I’ve sometimes thought of these and other experiences as examples of reverse discrimination, and at one level maybe they are. But once I became aware of the concept of “white privilege,” I began to see things differently. I first learned about the concept when more than 20 years ago I read an article called White Privilege: Unpacking the Invisible Knapsack by Peggy McIntosh (1988). That piece, simple and brief though it was, fundamentally changed the way I think about race in the United States. In the article, McIntosh lists multiple ways in which her whiteness gives her privileges and advantages that African-Americans typically don’t have. For example: “I can go shopping alone most of the time, pretty well assured that I will not be followed or harassed” or “If a traffic cop pulls me over, or if the IRS audits my tax return, I can be sure I haven’t been singled out because of my race,” or “Whether I use checks, credit cards, or cash, I can count on my skin color not to work against the appearance of financial reliability.” Understanding white privilege, and more importantly recognizing how I benefit from it every day, doesn’t make what happened to our children any less personally painful, but it does help me put things in perspective.
So when I think about current discussions on race relations in the U.S. and remind myself of the continuing reality of white privilege, I understand the reaction of many African-Americans to the verdict in the George Zimmerman case. Regardless of what the verdict perhaps should have been or what Zimmerman’s intentions were, I’m not surprised at the anger, hurt and frustration when he was found innocent. Whether or not Trayvon Martin did anything wrong, I understand why once again it feels like an African-American was treated unjustly simply because of the color of his skin. I understand what President Obama and so many other African-American men mean when they say, “Trayvon Martin could have been me.”

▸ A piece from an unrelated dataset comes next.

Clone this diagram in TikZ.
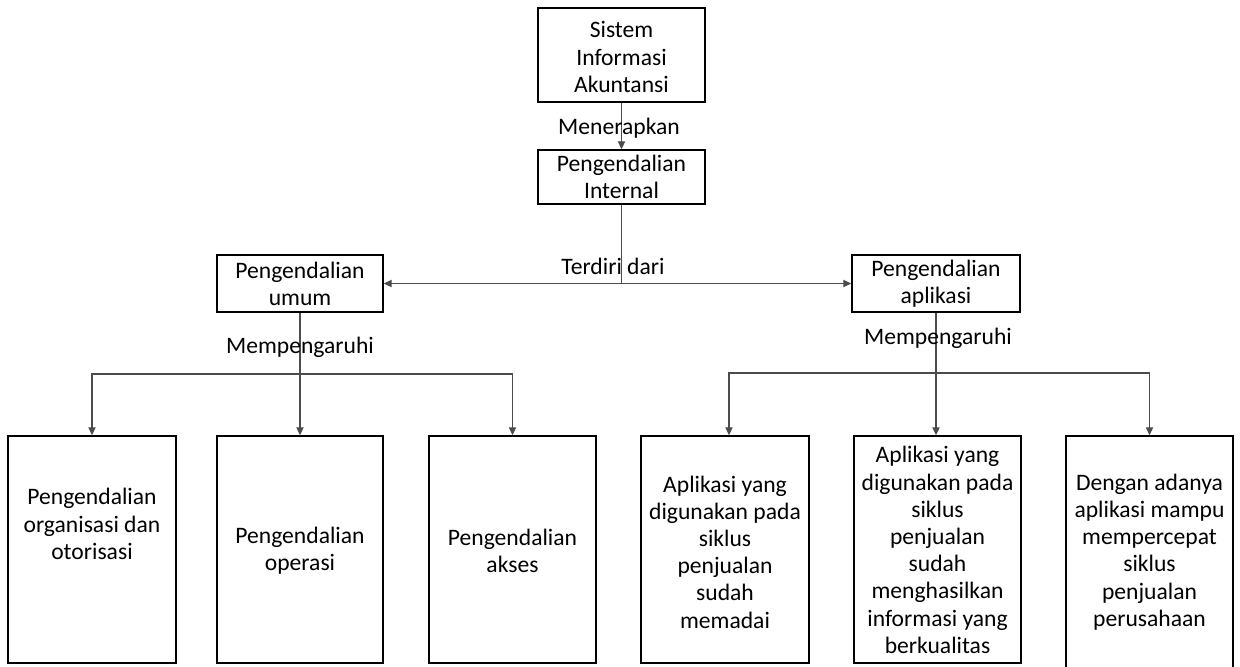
\documentclass[tikz,border=0pt]{standalone}
\usepackage{fontspec}
\setmainfont{Carlito}
\usetikzlibrary{arrows.meta}
\begin{document}
\begin{tikzpicture}[x=0.5pt,y=-0.5pt,
  box/.style={draw=black,line width=0.7pt,inner sep=0pt,rectangle},
  txt/.style={align=center,inner sep=0pt,font=\fontsize{11.8}{13.6}\selectfont},
  lbl/.style={inner sep=0pt,font=\fontsize{11.8}{13.6}\selectfont},
  conn/.style={draw=black!70,line width=0.6pt},
  arr/.style={conn,-{Triangle[length=4pt,width=3.6pt]}}]
\useasboundingbox (0,0) rectangle (1240,666);
% boxes
\node[box,minimum width=83.5pt,minimum height=47pt] (sia) at (621.5,55) {};
\node[box,minimum width=83.5pt,minimum height=27pt] (pi) at (621.5,177) {};
\node[box,minimum width=83pt,minimum height=28.5pt] (pu) at (300,283.5) {};
\node[box,minimum width=84pt,minimum height=28.5pt] (pa) at (936,283.5) {};
\node[box,minimum width=84pt,minimum height=113.5pt] (b1) at (92,549.5) {};
\node[box,minimum width=83pt,minimum height=113.5pt] (b2) at (300,549.5) {};
\node[box,minimum width=83.5pt,minimum height=113.5pt] (b3) at (512.5,549.5) {};
\node[box,minimum width=84pt,minimum height=113.5pt] (b4) at (725,549.5) {};
\node[box,minimum width=83.5pt,minimum height=113.5pt] (b5) at (937.5,549.5) {};
\node[box,minimum width=83.5pt,minimum height=119.5pt] (b6) at (1149.5,555.5) {};
% texts
\node[txt] (tsia) at (621.5,57) {Sistem\\Informasi\\Akuntansi};
\node[txt] (tpi) at (621.5,177) {Pengendalian\\Internal};
\node[txt] (tpu) at (300,283.5) {Pengendalian\\umum};
\node[txt] (tpa) at (936,283.5) {Pengendalian\\aplikasi};
\node[txt] (tb1) at (92,524) {Pengendalian\\organisasi dan\\otorisasi};
\node[txt] (tb2) at (300,551) {Pengendalian\\operasi};
\node[txt] (tb3) at (512.5,551) {Pengendalian\\akses};
\node[txt] (tb4) at (725,552) {Aplikasi yang\\digunakan pada\\siklus\\penjualan\\sudah\\memadai};
\node[txt] (tb5) at (937.5,550) {Aplikasi yang\\digunakan pada\\siklus\\penjualan\\sudah\\menghasilkan\\informasi yang\\berkualitas};
\node[txt] (tb6) at (1149.5,552) {Dengan adanya\\aplikasi mampu\\mempercepat\\siklus\\penjualan\\perusahaan};
% connectors
\draw[arr] (sia.south) -- (pi.north);
\node[lbl] (l1) at (619,128) {Menerapkan};
\draw[arr] (pi.south) |- (pu.east);
\draw[arr] (pi.south) |- (pa.west);
\node[lbl] (l2) at (613,266) {Terdiri dari};
\coordinate (jl) at (300,374);
\coordinate (jr) at (936,373);
\draw[conn] (pu.south) -- (jl);
\draw[arr] (jl) -| (b1.north);
\draw[arr] (jl) -- (b2.north);
\draw[arr] (jl) -| (b3.north);
\node[lbl] (l3) at (300,347) {Mempengaruhi};
\draw[conn] (pa.south) -- (jr);
\draw[arr] (jr) -| ([xshift=2pt]b4.north);
\draw[arr] (jr) -- (jr |- b5.north);
\draw[arr] (jr) -| (b6.north);
\node[lbl] (l4) at (938,338) {Mempengaruhi};
\end{tikzpicture}
\end{document}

My high school short story ended with this sentence: “Until things were better, Rosie and Caleb [the mother and father in the story] would have to live as two of the many that were ‘created equal,’ but not treated equal.” Rereading the story almost 50 years later, my feelings about it are mixed. On the one hand, it is embarrassing to realize how stereotypical and condescending my attitudes were toward African-Americans. It is also depressing to note that the last sentence could still be written today – “things” are probably better, but “the many that were ‘created equal'” are still not “treated equal.” On the other hand, the fact that I actually wrote on the topic of race and lamented the sorry state of affairs in 1964 is a positive indication of the journey I had begun toward understanding the nature of racism and trying to do something about it. In the years since I wrote that story, I have been on a long personal journey. I know I’ve stumbled, lost my way, and not liked myself very much sometimes for things I’ve said, done or thought regarding race, but I also know that in my heart I long for genuine racial justice and equality and try to match my actions and words with the desires of my heart.